The session opened on the note of several challenges in one of the fastest growing sectors of our country. It brought into light the fact that employability is the biggest challenge in the technical education sector in our country. It pointed out some of the phobias and assumptions made by the industry, academia, parents and students
Dr Mukesh Pandey, Dean-Industrial Technology, Rajiv Gandhi Proudyogiki Vishwavidyalaya
The principal challenge with the massive expansion of technical education is maintaining the quality. The premier institutes in our country like the IITs, NITs and even the RGPV, have failed to inspire or nurture innovation, entrepreneurial skills, and path breaking technological ideas as generated in foreign universities like the MIT or Stanford. We need to reposition our institutions and universities in response to the global changes that are happening on a day-to-day basis.

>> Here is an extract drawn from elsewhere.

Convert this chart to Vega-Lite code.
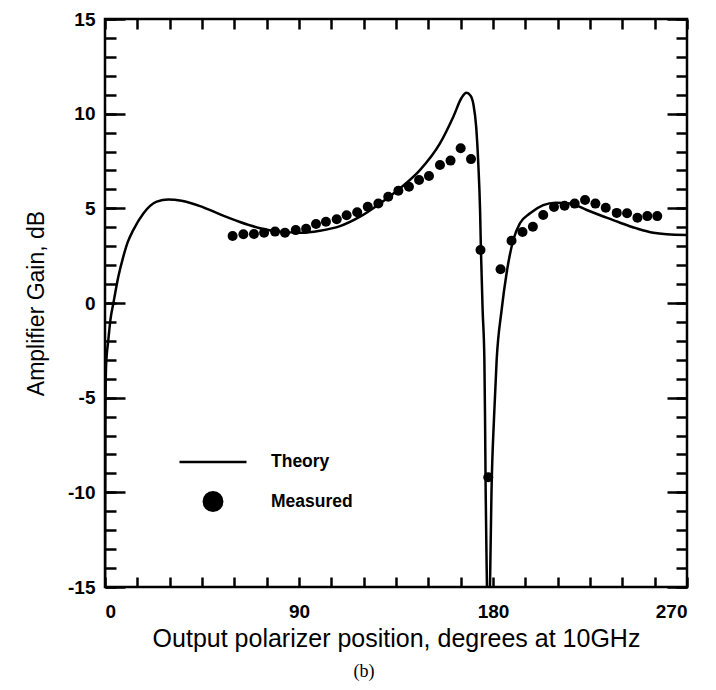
{
  "$schema": "https://vega.github.io/schema/vega-lite/v6.json",
  "width": 582,
  "height": 568,
  "autosize": {"type": "none"},
  "padding": {"left": 105, "top": 19, "right": 29, "bottom": 103},
  "background": "white",
  "config": {
    "view": {"stroke": "black", "strokeWidth": 2.5},
    "axis": {
      "domain": false, "grid": false, "tickColor": "black", "tickWidth": 2.5,
      "labelFont": "Liberation Sans", "labelFontWeight": "bold", "labelFontSize": 19, "labelColor": "black",
      "titleFont": "Liberation Sans", "titleFontWeight": "normal", "titleFontSize": 23, "titleColor": "black"
    },
    "legend": {
      "orient": "none", "legendX": 73, "legendY": 408, "title": null,
      "labelFont": "Liberation Sans", "labelFontWeight": "bold", "labelFontSize": 17.5, "labelColor": "black",
      "labelOffset": 23, "rowPadding": 16, "padding": 0, "symbolOpacity": 1
    }
  },
  "title": {"text": "(b)", "orient": "bottom", "anchor": "middle", "font": "Liberation Serif", "fontSize": 18, "fontWeight": "normal", "color": "black", "dx": -32, "offset": 12},
  "datasets": {
    "theory": [
      {"x": 0, "y": -15}, {"x": 0.2, "y": -6}, {"x": 0.5, "y": -3.3}, {"x": 1.5, "y": -2.0}, {"x": 2.5, "y": -0.9},
      {"x": 3.9, "y": 0.0}, {"x": 6.2, "y": 1.4}, {"x": 8.5, "y": 2.45}, {"x": 10.5, "y": 3.2}, {"x": 13.1, "y": 3.85},
      {"x": 17.8, "y": 4.73}, {"x": 24, "y": 5.35}, {"x": 29.4, "y": 5.47}, {"x": 35.5, "y": 5.4}, {"x": 44.1, "y": 5.12},
      {"x": 53.4, "y": 4.68}, {"x": 62.6, "y": 4.28}, {"x": 71.9, "y": 3.95}, {"x": 81.2, "y": 3.77}, {"x": 90.5, "y": 3.71},
      {"x": 99.7, "y": 3.82}, {"x": 109, "y": 4.06}, {"x": 118.3, "y": 4.56}, {"x": 127.6, "y": 5.26}, {"x": 136.9, "y": 6.06},
      {"x": 146.1, "y": 7.02}, {"x": 155.4, "y": 8.43}, {"x": 161.6, "y": 9.84}, {"x": 165.5, "y": 10.85}, {"x": 167.6, "y": 11.1},
      {"x": 169.6, "y": 10.95}, {"x": 170.9, "y": 10.5}, {"x": 172.2, "y": 9.3}, {"x": 173.2, "y": 7.3}, {"x": 174, "y": 4.9},
      {"x": 174.4, "y": 2.8}, {"x": 175.2, "y": -0.4}, {"x": 176, "y": -3.0}, {"x": 176.3, "y": -6}, {"x": 176.6, "y": -10},
      {"x": 177.2, "y": -15}, {"x": 177.9, "y": -20}, {"x": 178.6, "y": -15}, {"x": 179.3, "y": -10}, {"x": 180.5, "y": -6},
      {"x": 181.7, "y": -3.0}, {"x": 184, "y": -0.37}, {"x": 186.3, "y": 1.57}, {"x": 189.4, "y": 3.33}, {"x": 192.5, "y": 4.21},
      {"x": 197.2, "y": 4.74}, {"x": 203.3, "y": 5.17}, {"x": 209, "y": 5.3}, {"x": 215.7, "y": 5.26}, {"x": 223.5, "y": 4.91},
      {"x": 231.2, "y": 4.57}, {"x": 238.9, "y": 4.24}, {"x": 246.7, "y": 3.94}, {"x": 254.4, "y": 3.71}, {"x": 260.6, "y": 3.63},
      {"x": 270, "y": 3.59}
    ],
    "measured": [
      {"x": 59.2, "y": 3.54}, {"x": 64.2, "y": 3.63}, {"x": 69.1, "y": 3.64}, {"x": 73.8, "y": 3.71}, {"x": 78.9, "y": 3.77},
      {"x": 83.5, "y": 3.71}, {"x": 88.5, "y": 3.85}, {"x": 93.3, "y": 3.92}, {"x": 97.9, "y": 4.17}, {"x": 102.5, "y": 4.29},
      {"x": 107.5, "y": 4.42}, {"x": 112.1, "y": 4.63}, {"x": 117, "y": 4.79}, {"x": 121.9, "y": 5.08}, {"x": 126.8, "y": 5.26},
      {"x": 131.4, "y": 5.61}, {"x": 136.1, "y": 5.93}, {"x": 141, "y": 6.14}, {"x": 145.7, "y": 6.5}, {"x": 150.3, "y": 6.71},
      {"x": 155.4, "y": 7.29}, {"x": 160.3, "y": 7.52}, {"x": 165, "y": 8.17}, {"x": 169.8, "y": 7.6}, {"x": 174.2, "y": 2.8},
      {"x": 177.8, "y": -9.2}, {"x": 183.5, "y": 1.78}, {"x": 188.6, "y": 3.29}, {"x": 193.7, "y": 3.75}, {"x": 198.5, "y": 4.03},
      {"x": 203.3, "y": 4.65}, {"x": 208.3, "y": 5.07}, {"x": 213.2, "y": 5.14}, {"x": 217.9, "y": 5.25}, {"x": 222.7, "y": 5.44},
      {"x": 227.5, "y": 5.25}, {"x": 232.3, "y": 5.03}, {"x": 237.4, "y": 4.76}, {"x": 242.2, "y": 4.74}, {"x": 247, "y": 4.5},
      {"x": 251.6, "y": 4.59}, {"x": 256.2, "y": 4.59}
    ]
  },
  "layer": [
    {
      "data": {"name": "theory"},
      "mark": {"type": "line", "color": "black", "strokeWidth": 2.5, "clip": true, "interpolate": "monotone"},
      "encoding": {
        "x": {"field": "x", "type": "quantitative", "scale": {"domain": [0, 270], "nice": false},
              "axis": {"orient": "bottom", "values": [0,15,30,45,60,75,90,105,120,135,150,165,180,195,210,225,240,255,270],
                       "labelExpr": "datum.value % 90 === 0 ? '' + datum.value : ''", "tickSize": -10, "labelPadding": 25,
                       "title": "Output polarizer position, degrees at 10GHz", "titleFontSize": 25, "titlePadding": 5}},
        "y": {"field": "y", "type": "quantitative", "scale": {"domain": [-15, 15], "nice": false},
              "axis": {"orient": "left", "values": [-15,-10,-5,0,5,10,15], "labelExpr": "'' + datum.value", "tickSize": -20, "labelPadding": 30,
                       "title": "Amplifier Gain, dB", "titlePadding": 19}}
      }
    },
    {
      "data": {"name": "measured"},
      "mark": {"type": "point", "filled": true, "color": "black", "opacity": 1, "size": 100},
      "encoding": {
        "x": {"field": "x", "type": "quantitative", "scale": {"domain": [0, 270], "nice": false},
              "axis": {"orient": "top", "values": [0,15,30,45,60,75,90,105,120,135,150,165,180,195,210,225,240,255,270],
                       "labels": false, "tickSize": -10, "title": null}},
        "y": {"field": "y", "type": "quantitative", "scale": {"domain": [-15, 15], "nice": false},
              "axis": {"orient": "left", "values": [-15,-14,-13,-12,-11,-10,-9,-8,-7,-6,-5,-4,-3,-2,-1,0,1,2,3,4,5,6,7,8,9,10,11,12,13,14,15],
                       "labels": false, "tickSize": -11, "title": null}}
      }
    },
    {
      "data": {"name": "theory"},
      "transform": [{"filter": "false"}],
      "mark": {"type": "point", "filled": true, "fill": "black", "stroke": "black", "strokeWidth": 2.5, "opacity": 1},
      "encoding": {
        "x": {"field": "x", "type": "quantitative", "scale": {"domain": [0, 270], "nice": false}, "axis": null},
        "y": {"field": "y", "type": "quantitative", "scale": {"domain": [-15, 15], "nice": false},
              "axis": {"orient": "right", "values": [-15,-10,-5,0,5,10,15], "labels": false, "tickSize": -20, "title": null}},
        "shape": {"field": "series", "type": "nominal",
                  "scale": {"domain": ["Theory", "Measured"], "range": ["stroke", "circle"]},
                  "legend": {"symbolStrokeWidth": 2.5, "symbolStrokeColor": "black"}},
        "size": {"field": "series", "type": "nominal",
                 "scale": {"domain": ["Theory", "Measured"], "range": [4489, 340]}}
      }
    },
    {
      "data": {"name": "theory"},
      "transform": [{"filter": "false"}],
      "mark": {"type": "line"},
      "encoding": {
        "x": {"field": "x", "type": "quantitative", "scale": {"domain": [0, 270], "nice": false}, "axis": null},
        "y": {"field": "y", "type": "quantitative", "scale": {"domain": [-15, 15], "nice": false},
              "axis": {"orient": "right", "values": [-15,-14,-13,-12,-11,-10,-9,-8,-7,-6,-5,-4,-3,-2,-1,0,1,2,3,4,5,6,7,8,9,10,11,12,13,14,15],
                       "labels": false, "tickSize": -11, "title": null}}
      }
    }
  ],
  "resolve": {"axis": {"x": "independent", "y": "independent"}}
}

Dr Lovi Raj Gupta, Vice Chancellor, Baddi University
The major challenge in technical education is getting a good job. Factors like employability, quality of teachers, and less practical exposure are associative. The need of the hour is to think out-of-the-box. We need to define the box today and the rest will be done. The society has already taken in the privatisation in school education and senior secondary education. Most of us send our kids to private schools. But still, the society has not gulped in the privatisation of the higher education sector.
Dr Rajeshree Dutta Kumar, Vice President – Strategies and Alliances, Mosaic
Twenty five percent of the population of India is still illiterate. Only 15 percent of Indian students actually go to high school. Out of those 15 percent, only seven percent are able to make it to the graduate level. Population is not a challenge for us; it is an opportunity. Even though about 3.5 lakh engineering students graduate in our country every year, we are unable to optimise on the existing talent pool that we have.